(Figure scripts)
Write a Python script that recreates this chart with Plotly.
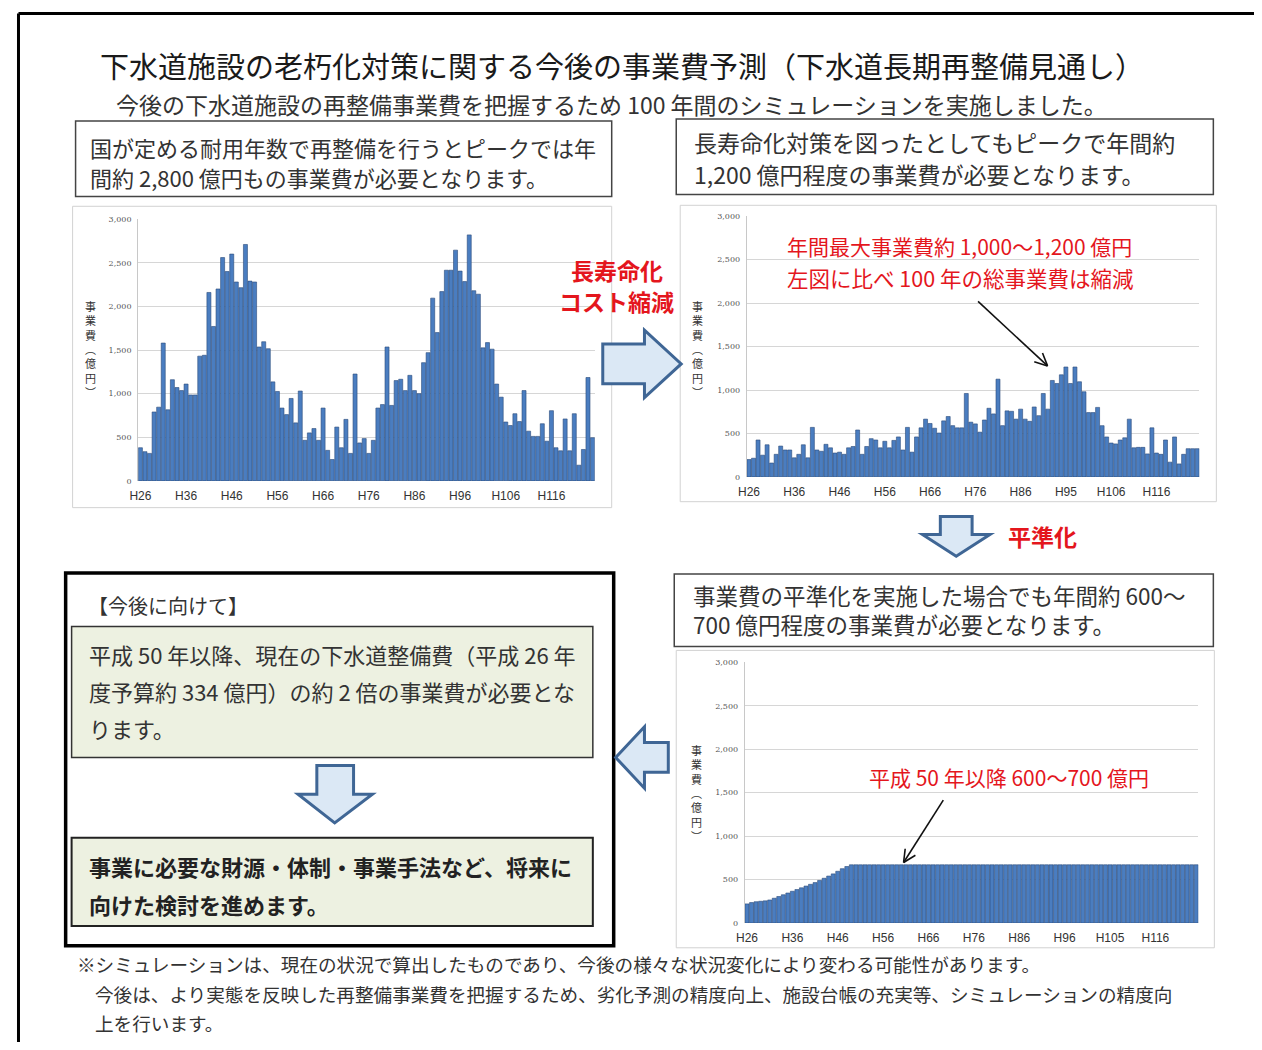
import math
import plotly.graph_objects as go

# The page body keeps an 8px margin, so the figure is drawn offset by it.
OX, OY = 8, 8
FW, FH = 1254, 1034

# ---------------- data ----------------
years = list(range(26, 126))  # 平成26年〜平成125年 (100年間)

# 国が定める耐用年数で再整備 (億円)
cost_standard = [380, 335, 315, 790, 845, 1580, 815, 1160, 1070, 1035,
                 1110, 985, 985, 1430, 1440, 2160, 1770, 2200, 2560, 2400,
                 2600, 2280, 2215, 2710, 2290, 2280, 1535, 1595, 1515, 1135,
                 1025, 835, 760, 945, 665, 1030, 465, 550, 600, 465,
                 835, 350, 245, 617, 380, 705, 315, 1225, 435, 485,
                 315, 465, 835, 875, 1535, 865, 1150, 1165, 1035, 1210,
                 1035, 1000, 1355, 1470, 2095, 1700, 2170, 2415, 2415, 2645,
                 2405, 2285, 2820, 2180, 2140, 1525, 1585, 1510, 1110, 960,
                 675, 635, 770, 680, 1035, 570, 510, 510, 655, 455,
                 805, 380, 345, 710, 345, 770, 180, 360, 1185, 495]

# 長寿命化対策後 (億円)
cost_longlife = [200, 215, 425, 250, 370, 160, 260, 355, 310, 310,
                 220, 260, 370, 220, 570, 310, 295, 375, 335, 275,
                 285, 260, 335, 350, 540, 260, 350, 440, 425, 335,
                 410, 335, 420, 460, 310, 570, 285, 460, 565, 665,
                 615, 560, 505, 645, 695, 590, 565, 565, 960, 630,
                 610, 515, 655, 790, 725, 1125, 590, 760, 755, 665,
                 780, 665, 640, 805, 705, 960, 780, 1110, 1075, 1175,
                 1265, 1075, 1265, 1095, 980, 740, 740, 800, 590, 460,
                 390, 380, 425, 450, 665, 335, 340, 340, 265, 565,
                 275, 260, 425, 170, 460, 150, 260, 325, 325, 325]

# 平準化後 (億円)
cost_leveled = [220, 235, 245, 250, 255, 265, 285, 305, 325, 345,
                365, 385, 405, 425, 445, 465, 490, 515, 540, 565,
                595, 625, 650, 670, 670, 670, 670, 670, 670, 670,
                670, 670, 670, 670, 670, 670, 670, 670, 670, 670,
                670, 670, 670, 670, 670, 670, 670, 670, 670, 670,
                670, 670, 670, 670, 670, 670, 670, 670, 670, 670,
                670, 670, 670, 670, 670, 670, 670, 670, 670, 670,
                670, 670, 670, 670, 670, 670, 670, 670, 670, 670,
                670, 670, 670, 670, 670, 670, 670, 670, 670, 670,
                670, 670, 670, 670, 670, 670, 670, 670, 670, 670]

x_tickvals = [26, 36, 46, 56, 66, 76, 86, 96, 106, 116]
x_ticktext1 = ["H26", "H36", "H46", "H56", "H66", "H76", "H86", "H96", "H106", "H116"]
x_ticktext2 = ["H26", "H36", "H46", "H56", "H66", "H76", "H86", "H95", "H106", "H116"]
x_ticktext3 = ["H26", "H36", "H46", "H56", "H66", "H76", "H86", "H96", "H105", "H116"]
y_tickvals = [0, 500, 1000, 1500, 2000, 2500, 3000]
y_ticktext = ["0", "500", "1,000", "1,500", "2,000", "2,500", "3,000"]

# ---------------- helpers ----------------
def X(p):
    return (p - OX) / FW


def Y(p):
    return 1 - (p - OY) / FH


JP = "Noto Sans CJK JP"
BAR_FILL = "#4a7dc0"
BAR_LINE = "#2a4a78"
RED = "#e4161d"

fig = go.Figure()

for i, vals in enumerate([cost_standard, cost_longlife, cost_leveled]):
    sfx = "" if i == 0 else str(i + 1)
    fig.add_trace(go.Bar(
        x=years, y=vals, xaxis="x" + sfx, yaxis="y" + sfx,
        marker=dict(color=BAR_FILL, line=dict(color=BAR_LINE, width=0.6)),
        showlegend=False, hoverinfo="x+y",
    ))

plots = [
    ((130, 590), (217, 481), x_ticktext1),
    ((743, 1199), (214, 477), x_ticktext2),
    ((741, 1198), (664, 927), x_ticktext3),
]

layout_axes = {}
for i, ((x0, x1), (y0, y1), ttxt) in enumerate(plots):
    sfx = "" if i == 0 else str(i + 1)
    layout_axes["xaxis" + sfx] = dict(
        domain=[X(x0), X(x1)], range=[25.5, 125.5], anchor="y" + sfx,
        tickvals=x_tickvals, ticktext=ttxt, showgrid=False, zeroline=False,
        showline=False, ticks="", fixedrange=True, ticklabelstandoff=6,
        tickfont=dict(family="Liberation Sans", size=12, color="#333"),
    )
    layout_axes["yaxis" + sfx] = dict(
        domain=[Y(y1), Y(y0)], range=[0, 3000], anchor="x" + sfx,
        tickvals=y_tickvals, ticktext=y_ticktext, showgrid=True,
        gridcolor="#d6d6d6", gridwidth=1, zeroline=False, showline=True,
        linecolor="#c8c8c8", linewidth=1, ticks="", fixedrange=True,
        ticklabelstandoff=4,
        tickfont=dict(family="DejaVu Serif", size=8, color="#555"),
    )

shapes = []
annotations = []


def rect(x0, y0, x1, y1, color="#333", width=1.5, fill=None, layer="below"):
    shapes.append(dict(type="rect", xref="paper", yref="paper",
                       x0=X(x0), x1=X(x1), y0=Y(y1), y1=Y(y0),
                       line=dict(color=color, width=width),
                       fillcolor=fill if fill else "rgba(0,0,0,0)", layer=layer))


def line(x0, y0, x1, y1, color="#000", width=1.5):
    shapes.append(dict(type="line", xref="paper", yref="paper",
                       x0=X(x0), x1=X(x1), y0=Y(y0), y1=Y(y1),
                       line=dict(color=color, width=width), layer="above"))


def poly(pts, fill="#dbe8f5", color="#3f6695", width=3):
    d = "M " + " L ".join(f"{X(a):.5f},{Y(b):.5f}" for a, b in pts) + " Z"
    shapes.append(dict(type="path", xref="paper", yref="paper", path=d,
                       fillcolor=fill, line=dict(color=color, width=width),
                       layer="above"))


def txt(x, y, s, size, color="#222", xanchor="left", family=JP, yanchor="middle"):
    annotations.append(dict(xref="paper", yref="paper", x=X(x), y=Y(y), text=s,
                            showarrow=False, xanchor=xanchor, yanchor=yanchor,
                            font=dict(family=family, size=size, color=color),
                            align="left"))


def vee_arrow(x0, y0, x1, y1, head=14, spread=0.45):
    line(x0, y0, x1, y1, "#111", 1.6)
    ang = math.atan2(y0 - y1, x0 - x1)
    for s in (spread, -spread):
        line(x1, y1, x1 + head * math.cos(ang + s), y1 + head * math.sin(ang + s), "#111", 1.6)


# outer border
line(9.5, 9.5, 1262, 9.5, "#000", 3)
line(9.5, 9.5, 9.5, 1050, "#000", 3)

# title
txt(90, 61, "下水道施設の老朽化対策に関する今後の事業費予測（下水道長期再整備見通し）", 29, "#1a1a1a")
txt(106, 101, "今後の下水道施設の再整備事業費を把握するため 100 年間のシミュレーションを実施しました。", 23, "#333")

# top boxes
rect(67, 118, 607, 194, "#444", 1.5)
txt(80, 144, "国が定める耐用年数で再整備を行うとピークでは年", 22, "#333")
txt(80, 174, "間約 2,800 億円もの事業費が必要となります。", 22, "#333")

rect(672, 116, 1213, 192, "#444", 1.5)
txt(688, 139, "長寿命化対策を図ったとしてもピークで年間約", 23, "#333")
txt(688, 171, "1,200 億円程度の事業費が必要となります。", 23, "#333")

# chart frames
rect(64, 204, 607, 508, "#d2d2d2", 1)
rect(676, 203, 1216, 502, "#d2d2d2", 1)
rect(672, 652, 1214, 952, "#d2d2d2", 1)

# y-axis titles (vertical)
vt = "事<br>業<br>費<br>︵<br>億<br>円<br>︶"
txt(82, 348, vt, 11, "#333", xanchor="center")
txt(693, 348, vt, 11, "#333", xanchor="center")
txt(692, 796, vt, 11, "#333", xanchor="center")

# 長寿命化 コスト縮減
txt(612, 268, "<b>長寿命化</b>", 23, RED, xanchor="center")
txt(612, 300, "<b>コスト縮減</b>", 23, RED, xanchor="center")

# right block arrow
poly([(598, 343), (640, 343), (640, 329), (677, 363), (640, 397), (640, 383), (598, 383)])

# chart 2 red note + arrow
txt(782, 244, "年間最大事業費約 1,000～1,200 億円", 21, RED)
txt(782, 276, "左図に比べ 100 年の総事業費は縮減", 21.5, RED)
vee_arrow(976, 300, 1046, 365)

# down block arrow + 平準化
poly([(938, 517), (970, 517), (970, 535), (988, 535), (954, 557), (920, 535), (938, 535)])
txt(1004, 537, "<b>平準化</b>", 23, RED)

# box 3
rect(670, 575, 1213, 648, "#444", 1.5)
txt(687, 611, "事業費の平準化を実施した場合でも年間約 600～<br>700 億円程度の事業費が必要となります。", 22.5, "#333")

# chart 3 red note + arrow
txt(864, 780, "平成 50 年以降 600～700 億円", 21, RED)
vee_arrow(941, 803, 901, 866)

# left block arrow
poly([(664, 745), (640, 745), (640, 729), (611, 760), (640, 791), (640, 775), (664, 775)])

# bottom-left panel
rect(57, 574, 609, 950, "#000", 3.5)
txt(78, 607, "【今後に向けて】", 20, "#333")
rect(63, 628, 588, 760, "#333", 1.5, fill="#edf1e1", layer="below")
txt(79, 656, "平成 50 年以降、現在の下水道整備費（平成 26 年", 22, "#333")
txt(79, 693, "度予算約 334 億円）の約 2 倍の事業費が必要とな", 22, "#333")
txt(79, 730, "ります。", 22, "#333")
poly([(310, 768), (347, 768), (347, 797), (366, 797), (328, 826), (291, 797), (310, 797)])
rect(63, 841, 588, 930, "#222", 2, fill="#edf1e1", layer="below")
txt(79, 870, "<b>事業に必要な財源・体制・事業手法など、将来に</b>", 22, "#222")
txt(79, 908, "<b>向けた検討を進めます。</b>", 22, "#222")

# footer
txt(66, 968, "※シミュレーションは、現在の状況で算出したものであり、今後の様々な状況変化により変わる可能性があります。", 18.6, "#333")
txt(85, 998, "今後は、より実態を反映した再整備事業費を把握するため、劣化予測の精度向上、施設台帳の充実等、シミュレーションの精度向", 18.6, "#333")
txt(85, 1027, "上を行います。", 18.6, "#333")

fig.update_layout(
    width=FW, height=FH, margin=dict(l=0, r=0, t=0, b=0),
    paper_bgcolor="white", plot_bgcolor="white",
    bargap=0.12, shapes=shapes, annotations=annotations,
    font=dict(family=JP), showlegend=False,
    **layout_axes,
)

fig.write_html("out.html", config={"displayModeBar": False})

---

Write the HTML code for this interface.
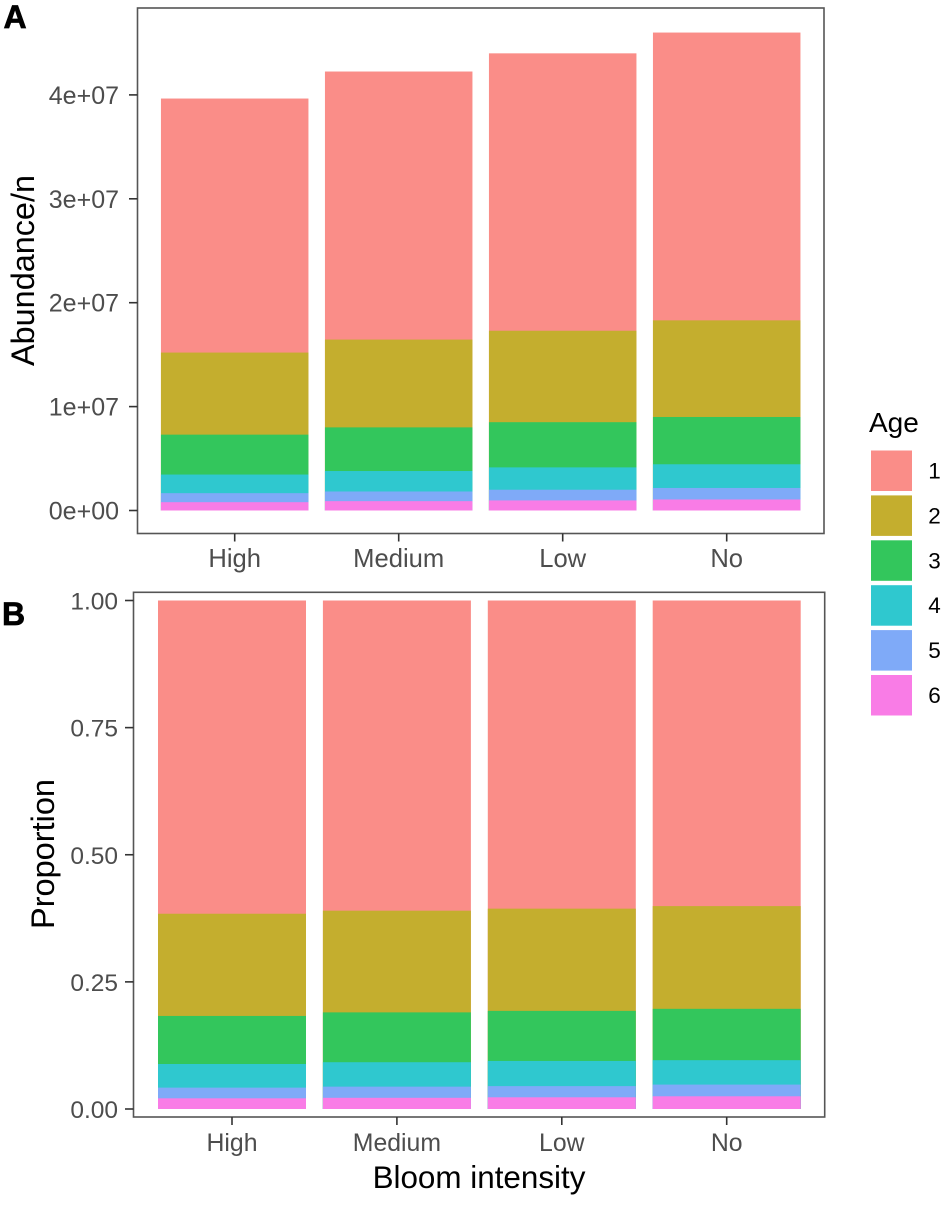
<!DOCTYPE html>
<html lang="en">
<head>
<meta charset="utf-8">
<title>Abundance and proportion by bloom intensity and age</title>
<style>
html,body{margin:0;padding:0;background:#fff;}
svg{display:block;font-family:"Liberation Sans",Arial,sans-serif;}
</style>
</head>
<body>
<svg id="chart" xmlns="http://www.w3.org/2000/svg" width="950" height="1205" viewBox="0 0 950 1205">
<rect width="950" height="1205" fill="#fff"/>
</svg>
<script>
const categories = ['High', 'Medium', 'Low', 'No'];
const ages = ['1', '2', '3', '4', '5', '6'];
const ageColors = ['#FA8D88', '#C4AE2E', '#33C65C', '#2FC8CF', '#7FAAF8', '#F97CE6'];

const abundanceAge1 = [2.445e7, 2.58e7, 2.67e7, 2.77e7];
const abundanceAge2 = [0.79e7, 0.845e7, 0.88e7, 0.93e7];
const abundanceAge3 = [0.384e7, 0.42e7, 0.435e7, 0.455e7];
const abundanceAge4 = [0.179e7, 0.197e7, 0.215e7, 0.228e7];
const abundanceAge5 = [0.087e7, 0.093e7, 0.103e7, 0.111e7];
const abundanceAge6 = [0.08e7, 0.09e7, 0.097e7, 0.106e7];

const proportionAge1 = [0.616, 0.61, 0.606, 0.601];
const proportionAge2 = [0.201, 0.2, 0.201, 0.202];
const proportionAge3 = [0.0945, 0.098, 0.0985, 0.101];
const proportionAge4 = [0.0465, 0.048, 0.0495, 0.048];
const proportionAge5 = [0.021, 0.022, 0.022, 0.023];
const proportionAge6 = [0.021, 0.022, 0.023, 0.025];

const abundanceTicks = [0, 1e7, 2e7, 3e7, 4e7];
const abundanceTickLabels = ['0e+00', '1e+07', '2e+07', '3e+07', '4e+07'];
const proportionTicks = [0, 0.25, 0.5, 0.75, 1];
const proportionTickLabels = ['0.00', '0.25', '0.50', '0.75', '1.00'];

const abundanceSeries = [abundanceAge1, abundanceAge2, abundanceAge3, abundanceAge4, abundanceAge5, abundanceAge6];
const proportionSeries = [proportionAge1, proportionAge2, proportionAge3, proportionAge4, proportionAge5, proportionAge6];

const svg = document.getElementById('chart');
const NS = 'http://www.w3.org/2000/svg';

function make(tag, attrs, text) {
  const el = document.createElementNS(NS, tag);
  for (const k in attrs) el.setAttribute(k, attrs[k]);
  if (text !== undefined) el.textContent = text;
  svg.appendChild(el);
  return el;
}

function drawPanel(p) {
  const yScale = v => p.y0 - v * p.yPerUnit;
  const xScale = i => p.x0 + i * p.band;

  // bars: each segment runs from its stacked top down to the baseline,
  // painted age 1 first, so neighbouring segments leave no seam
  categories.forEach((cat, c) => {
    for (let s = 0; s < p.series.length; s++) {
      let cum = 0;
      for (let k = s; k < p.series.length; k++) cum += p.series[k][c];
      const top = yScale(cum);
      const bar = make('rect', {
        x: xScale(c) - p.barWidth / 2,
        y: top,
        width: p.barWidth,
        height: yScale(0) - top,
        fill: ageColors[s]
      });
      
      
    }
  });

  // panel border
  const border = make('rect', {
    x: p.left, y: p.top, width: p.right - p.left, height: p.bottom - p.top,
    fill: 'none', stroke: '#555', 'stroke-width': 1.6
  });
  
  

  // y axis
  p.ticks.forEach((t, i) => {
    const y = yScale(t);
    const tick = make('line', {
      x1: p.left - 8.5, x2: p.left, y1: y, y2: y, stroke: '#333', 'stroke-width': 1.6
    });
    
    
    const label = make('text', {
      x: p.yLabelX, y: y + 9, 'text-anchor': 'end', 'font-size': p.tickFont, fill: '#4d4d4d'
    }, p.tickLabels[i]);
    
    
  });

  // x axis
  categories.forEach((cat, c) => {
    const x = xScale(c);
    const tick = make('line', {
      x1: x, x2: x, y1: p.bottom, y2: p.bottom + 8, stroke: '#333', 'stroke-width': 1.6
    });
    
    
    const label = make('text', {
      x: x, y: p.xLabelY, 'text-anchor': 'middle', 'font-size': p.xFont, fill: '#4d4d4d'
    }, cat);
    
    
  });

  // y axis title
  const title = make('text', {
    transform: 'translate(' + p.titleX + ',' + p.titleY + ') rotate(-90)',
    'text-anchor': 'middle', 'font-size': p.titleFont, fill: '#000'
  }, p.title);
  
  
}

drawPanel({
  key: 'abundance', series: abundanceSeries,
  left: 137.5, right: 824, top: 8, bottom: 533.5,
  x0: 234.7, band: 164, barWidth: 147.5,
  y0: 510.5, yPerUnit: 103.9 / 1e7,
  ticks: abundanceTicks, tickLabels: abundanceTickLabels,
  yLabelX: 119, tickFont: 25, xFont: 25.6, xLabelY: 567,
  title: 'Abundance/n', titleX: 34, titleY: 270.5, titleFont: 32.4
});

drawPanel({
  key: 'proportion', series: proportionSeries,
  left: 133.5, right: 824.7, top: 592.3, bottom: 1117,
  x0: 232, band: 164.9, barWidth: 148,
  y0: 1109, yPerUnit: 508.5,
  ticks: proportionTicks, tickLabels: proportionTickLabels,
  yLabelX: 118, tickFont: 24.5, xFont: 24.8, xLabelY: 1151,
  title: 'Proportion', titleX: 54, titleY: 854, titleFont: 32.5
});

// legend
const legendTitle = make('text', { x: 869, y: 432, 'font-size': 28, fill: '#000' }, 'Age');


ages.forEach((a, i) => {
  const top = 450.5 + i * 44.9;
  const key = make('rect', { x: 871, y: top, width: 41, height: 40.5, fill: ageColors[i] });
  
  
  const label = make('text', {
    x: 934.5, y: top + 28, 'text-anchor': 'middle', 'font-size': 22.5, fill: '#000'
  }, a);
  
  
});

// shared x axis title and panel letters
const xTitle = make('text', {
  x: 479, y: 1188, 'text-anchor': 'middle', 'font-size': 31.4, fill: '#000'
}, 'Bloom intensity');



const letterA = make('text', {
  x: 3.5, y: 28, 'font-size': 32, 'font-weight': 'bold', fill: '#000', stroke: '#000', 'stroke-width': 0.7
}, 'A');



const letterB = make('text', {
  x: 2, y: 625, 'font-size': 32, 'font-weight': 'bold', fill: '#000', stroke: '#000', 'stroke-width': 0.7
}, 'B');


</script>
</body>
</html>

==

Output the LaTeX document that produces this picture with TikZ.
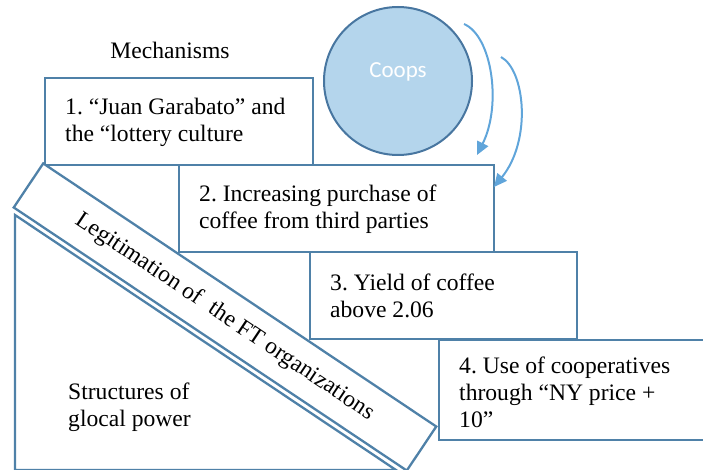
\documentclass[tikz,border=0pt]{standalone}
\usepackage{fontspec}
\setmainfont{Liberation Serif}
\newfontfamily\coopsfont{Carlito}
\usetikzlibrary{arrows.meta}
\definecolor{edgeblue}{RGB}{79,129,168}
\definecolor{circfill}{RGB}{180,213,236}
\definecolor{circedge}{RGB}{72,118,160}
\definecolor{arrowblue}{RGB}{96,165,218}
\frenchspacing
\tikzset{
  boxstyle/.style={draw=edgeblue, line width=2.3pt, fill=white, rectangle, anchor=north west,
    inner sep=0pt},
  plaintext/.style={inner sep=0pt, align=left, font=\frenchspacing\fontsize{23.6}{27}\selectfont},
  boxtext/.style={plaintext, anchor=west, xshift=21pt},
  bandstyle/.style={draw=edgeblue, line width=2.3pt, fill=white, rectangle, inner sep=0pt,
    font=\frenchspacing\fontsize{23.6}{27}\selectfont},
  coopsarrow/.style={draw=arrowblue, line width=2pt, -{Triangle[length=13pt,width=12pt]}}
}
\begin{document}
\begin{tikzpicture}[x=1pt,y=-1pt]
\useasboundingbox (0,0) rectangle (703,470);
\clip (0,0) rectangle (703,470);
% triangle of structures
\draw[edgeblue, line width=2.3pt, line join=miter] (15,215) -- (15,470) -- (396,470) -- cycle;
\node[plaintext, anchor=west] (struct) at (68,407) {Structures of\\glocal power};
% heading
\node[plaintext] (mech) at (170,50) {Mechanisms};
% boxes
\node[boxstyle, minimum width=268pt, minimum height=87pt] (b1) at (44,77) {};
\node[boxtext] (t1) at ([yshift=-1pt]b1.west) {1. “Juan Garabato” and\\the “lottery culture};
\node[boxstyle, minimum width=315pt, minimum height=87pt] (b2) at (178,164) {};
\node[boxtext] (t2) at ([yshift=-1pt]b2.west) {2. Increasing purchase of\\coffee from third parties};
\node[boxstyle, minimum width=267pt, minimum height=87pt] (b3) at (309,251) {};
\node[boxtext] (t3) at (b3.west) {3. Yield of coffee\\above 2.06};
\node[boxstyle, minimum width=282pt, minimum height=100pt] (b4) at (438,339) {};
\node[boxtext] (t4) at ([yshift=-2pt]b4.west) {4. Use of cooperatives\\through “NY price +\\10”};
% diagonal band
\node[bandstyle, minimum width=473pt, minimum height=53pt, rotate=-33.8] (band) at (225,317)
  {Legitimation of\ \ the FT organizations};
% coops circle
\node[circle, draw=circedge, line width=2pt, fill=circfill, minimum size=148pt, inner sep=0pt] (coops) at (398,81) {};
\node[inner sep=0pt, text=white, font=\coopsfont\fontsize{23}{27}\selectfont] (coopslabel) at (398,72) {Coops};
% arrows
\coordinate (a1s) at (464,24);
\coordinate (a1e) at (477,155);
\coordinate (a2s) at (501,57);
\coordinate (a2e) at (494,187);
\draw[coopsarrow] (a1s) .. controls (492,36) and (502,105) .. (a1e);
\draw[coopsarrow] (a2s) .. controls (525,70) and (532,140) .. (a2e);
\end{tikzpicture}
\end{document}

== TASK TO COMPLETE ==
Repeat only the lines from the one with "Write a Python" down to the one with "years = list(range(26, 126))", word for word and both included, and leave the pictures out.

== WRITTEN SOLUTION ==
Write a Python script that recreates this chart with Plotly.
import math
import plotly.graph_objects as go

# The page body keeps an 8px margin, so the figure is drawn offset by it.
OX, OY = 8, 8
FW, FH = 1254, 1034

# ---------------- data ----------------
years = list(range(26, 126))  # 平成26年〜平成125年 (100年間)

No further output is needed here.